**STATED GOAL**
Scan the records for the string "this"; copy each line where it occurs.

**PROVIDED MATERIAL**
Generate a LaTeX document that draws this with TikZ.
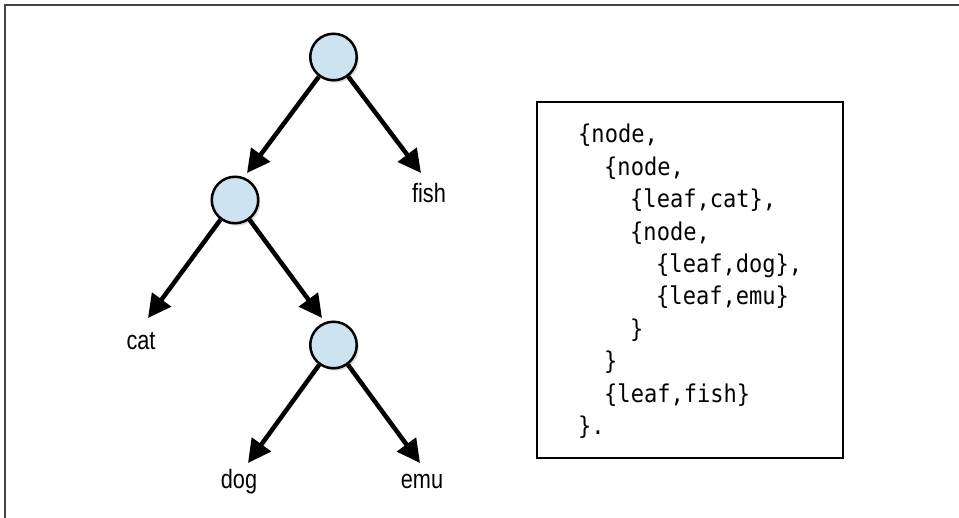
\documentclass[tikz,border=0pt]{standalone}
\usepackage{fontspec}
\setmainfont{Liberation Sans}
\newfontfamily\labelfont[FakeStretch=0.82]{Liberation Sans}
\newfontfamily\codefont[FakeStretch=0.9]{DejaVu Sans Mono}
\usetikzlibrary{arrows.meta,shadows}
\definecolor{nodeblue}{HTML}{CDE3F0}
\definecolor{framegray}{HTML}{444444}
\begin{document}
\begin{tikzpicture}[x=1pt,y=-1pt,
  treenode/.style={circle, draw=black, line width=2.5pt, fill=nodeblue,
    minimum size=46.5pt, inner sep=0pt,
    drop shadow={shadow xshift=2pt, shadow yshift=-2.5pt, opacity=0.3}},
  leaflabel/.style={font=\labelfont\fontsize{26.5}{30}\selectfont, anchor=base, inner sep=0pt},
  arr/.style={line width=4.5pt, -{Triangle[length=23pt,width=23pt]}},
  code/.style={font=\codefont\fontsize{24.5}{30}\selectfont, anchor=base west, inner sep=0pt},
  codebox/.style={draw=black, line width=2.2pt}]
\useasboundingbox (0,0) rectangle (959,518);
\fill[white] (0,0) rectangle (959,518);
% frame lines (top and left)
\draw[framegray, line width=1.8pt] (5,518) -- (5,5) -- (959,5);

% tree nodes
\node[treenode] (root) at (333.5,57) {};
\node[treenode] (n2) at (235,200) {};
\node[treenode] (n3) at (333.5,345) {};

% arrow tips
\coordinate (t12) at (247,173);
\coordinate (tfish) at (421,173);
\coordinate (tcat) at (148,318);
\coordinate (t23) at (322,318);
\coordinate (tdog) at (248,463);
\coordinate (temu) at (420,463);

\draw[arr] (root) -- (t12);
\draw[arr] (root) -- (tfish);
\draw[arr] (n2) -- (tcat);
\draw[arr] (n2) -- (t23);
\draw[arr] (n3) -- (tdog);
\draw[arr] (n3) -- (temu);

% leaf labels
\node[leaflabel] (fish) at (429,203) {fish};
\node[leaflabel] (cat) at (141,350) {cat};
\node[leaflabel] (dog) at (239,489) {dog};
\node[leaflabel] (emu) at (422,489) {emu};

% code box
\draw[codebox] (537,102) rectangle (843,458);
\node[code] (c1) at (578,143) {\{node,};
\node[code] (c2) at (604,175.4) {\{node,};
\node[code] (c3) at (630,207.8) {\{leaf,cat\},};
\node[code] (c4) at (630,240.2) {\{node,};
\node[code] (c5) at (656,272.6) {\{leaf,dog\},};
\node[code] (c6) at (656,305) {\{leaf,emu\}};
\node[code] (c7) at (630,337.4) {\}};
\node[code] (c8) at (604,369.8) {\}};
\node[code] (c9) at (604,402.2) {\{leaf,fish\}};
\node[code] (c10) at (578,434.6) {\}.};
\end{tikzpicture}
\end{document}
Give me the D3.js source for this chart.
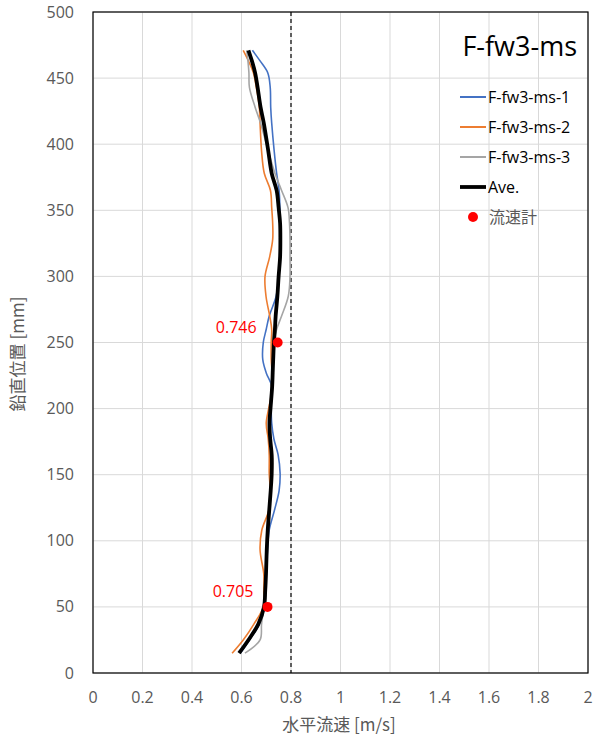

**WORKED SOLUTION**
Generate a LaTeX document that draws this with TikZ.
Give me the D3.js source for this chart.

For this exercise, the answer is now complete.